Chief Hanson would not discuss why police believe the three family members are dead, saying only that the evidence “removed all doubt that it was a missing persons file [and] supported our now-firmly-held belief that it is a homicide.” He would not discuss when police believe Nathan and Mr. Liknes, 66, and Ms. Liknes, 53, died. He did not reveal a motive.

Mr. Garland knew the family. There was no sign of forced entry at the Liknes home, where the three were last seen by Nathan’s mother on June 29.

Ian Savage, president of the Calgary-based Alberta Criminal Defence Lawyers Association, said it is rare for murder charges to be laid if no bodies have been found. He estimates it happens in only 1 per cent of murder cases.

“What this suggests is that the police have strong circumstantial evidence or forensic evidence or both,” Mr. Savage said. “On the flip side [with no bodies], it means the chance of a successful defence improves.”

Ed Ratushny, a law professor at the University of Ottawa, is a celebrated lawyer whose work in the field of criminal evidence has been published and cited by the Supreme Court of Canada.

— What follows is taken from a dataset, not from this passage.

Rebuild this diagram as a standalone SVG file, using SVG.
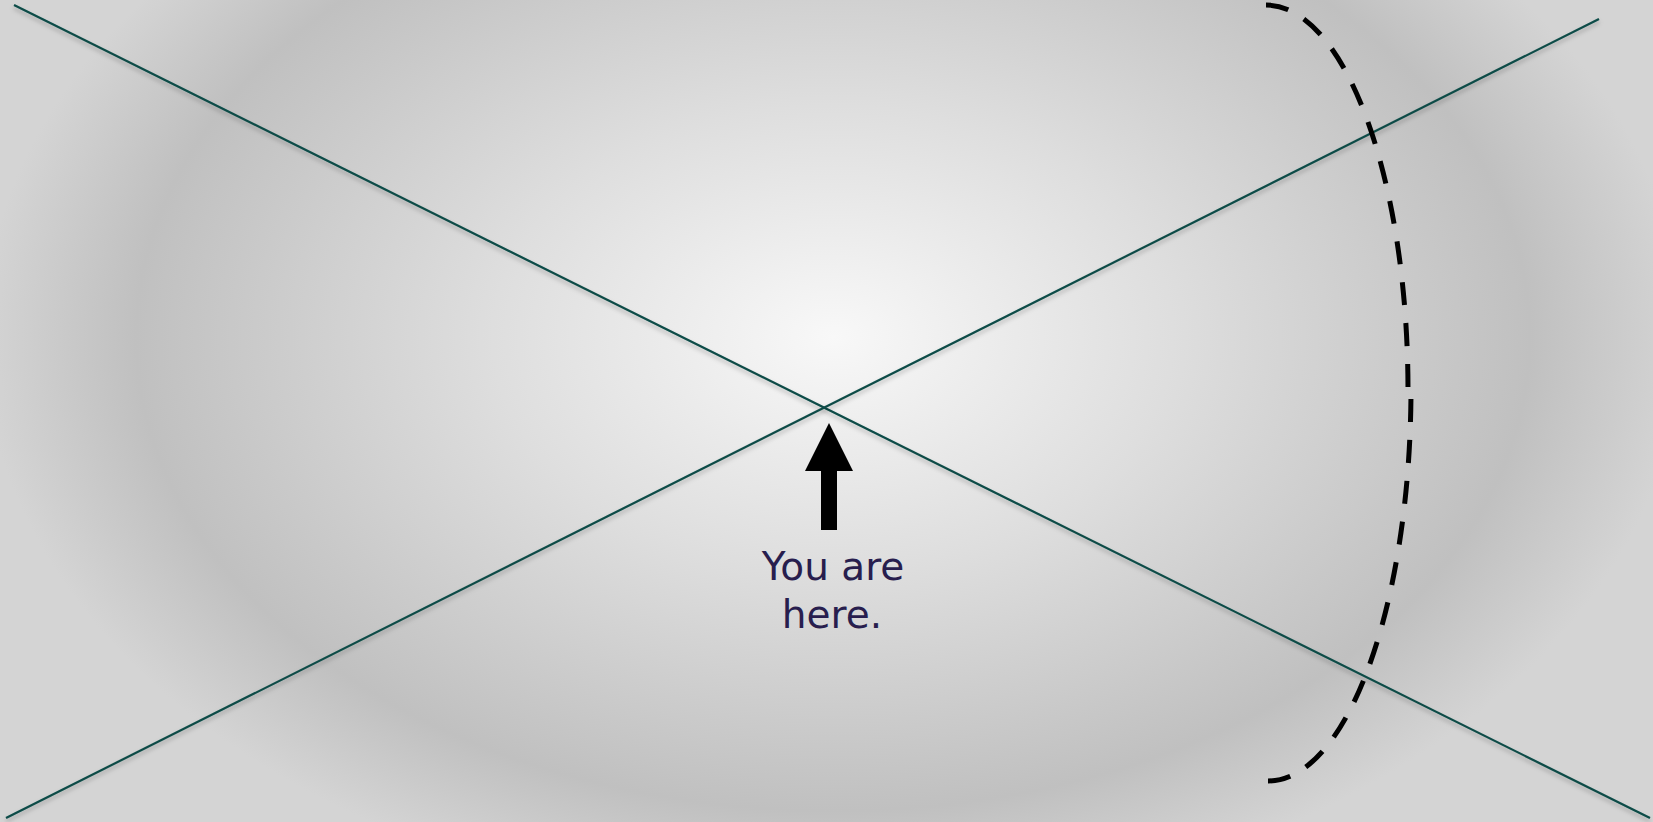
<svg xmlns="http://www.w3.org/2000/svg" width="1653" height="822" viewBox="0 0 1653 822">
<defs>
<radialGradient id="bg" gradientUnits="userSpaceOnUse" cx="833" cy="337" r="850" gradientTransform="translate(833 337) scale(1 0.68) translate(-833 -337)">
<stop offset="0" stop-color="#f8f8f8"/>
<stop offset="0.4" stop-color="#dedede"/>
<stop offset="0.82" stop-color="#c0c0c0"/>
<stop offset="1" stop-color="#d4d4d4"/>
</radialGradient>
<filter id="sh" x="-5%" y="-5%" width="110%" height="110%">
<feDropShadow dx="0" dy="3" stdDeviation="2" flood-color="#000" flood-opacity="0.25"/>
</filter>
</defs>
<style>
.ax{stroke:#0b4b47;stroke-width:2.2;fill:none;filter:url(#sh)}
.dash{stroke:#000;stroke-width:5;fill:none;stroke-dasharray:23 18}
.lbl{font-family:"DejaVu Sans",Verdana,sans-serif;font-size:39px;fill:#281e4e;text-anchor:middle}
</style>
<rect width="1653" height="822" fill="url(#bg)"/>
<g id="connectors">
<line class="ax" x1="14" y1="5" x2="1650" y2="818"/>
<line class="ax" x1="6" y1="818" x2="1599" y2="19"/>
<path class="dash" d="M1266,5 A142,385 0 0 1 1408,390"/>
<path class="dash" d="M1268,781 A143,393 0 0 0 1411,388"/>
</g>
<g id="marker">
<polygon points="829,423 853,471 837,471 837,530 821,530 821,471 805,471" fill="#000"/>
<text class="lbl" x="833" y="580">You are</text>
<text class="lbl" x="832" y="628">here.</text>
</g>
</svg>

“A case like [this] will turn on ‘circumstantial’ rather than ‘direct’ evidence,” Prof. Ratushny said in an e-mail. “But in each situation, every essential element of the offence must be proven beyond a reasonable doubt. Obviously, there is no direct evidence such as a witness to the murder, so a jury would have to be satisfied beyond a reasonable doubt from the ‘circumstances’ that there actually was a murder as well as that the accused committed this murder.”

Mr. Garland is scheduled to appear in court Aug. 6 on charges relating to identity theft. Police laid those charges early last week after they released Mr. Garland from questioning regarding the disappearances. The identity-theft charges meant he spent last week in the Calgary Remand Centre until he made bail Friday, which came with a string of conditions, including abiding by a curfew between 9 p.m. and 7 a.m.

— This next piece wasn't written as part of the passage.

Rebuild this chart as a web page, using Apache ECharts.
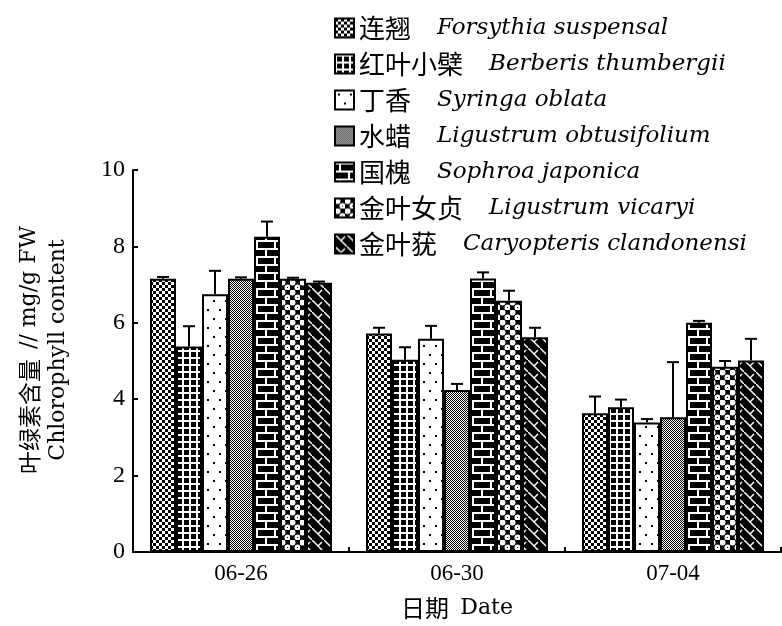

Patti Garland, Mr. Garland’s sister, is in a common-law relationship with Allen Liknes, one of Alvin and Kathryn Liknes’s sons. Allen Liknes joined Rod O’Brien, Nathan’s father, when Mr. Garland appeared in court July 4 via closed-circuit television on the identity-theft charges.

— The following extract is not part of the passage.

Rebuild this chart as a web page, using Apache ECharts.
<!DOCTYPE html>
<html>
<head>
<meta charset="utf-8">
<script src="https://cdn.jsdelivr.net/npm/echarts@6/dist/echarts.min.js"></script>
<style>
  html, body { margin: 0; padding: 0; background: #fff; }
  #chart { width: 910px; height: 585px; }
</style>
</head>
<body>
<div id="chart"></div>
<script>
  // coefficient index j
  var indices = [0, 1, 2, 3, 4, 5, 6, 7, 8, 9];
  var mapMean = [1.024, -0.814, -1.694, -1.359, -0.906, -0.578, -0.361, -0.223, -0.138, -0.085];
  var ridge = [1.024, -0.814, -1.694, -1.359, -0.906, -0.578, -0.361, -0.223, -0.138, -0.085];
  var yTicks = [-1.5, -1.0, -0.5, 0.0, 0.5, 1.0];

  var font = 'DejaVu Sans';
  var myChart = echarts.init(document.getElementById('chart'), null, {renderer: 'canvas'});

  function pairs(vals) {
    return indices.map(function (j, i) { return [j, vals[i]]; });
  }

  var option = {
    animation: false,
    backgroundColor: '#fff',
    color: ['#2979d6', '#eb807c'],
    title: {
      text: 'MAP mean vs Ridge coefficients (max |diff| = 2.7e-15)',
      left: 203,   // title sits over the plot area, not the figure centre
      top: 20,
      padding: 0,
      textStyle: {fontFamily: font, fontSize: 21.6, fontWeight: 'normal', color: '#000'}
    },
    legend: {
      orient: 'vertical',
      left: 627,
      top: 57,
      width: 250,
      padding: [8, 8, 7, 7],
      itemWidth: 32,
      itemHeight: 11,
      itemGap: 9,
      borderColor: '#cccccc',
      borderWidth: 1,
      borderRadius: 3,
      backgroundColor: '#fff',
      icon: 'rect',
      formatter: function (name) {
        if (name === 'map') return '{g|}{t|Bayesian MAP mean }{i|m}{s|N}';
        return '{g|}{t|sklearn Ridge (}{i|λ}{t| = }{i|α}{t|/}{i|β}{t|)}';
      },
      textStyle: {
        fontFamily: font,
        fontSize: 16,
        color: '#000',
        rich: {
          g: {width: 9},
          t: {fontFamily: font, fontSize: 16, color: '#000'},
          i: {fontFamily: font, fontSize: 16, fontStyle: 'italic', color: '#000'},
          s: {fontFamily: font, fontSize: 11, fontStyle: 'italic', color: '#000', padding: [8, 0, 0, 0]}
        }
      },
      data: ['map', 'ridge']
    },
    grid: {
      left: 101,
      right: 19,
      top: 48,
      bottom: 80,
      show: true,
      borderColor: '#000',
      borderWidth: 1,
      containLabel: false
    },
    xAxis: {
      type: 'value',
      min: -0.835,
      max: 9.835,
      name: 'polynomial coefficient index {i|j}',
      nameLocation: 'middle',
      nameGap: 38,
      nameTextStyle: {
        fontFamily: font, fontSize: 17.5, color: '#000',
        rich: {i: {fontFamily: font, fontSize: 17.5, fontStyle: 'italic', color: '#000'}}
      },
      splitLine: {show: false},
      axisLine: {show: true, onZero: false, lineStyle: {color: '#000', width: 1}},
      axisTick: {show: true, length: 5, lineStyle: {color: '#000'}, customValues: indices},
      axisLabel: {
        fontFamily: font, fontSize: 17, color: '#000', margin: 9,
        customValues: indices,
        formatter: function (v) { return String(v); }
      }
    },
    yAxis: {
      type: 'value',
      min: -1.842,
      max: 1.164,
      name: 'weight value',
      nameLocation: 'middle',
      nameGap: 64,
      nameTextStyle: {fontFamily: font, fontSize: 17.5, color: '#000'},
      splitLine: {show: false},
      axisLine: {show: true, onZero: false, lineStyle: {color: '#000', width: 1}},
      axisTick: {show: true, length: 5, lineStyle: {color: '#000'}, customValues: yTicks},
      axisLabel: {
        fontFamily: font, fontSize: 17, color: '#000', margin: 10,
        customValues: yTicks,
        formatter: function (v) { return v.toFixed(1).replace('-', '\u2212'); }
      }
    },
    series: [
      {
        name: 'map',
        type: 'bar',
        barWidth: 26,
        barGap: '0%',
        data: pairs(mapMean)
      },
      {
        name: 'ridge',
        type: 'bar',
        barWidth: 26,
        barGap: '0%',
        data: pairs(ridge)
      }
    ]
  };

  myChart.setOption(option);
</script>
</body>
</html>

Prime Minister Stephen Harper, Alberta Premier Dave Hancock and Calgary Mayor Naheed Nenshi all expressed condolences Monday. Nathan’s parents work at Cenovus Energy Inc., and its chief executive also offered his sympathies.

Police lay first-degree murder charges when they believe they can demonstrate “preintent,” Chief Hanson said. They apply second-degree murder charges when “preintent – the intent to commit the act – may not be there.”

Nathan, who was just learning to print and has one older brother and one younger brother, was sleeping over at the Liknes home the evening of June 29.

“Nathan wasn’t supposed to be there,” Mr. O’Brien said in a press conference July 2.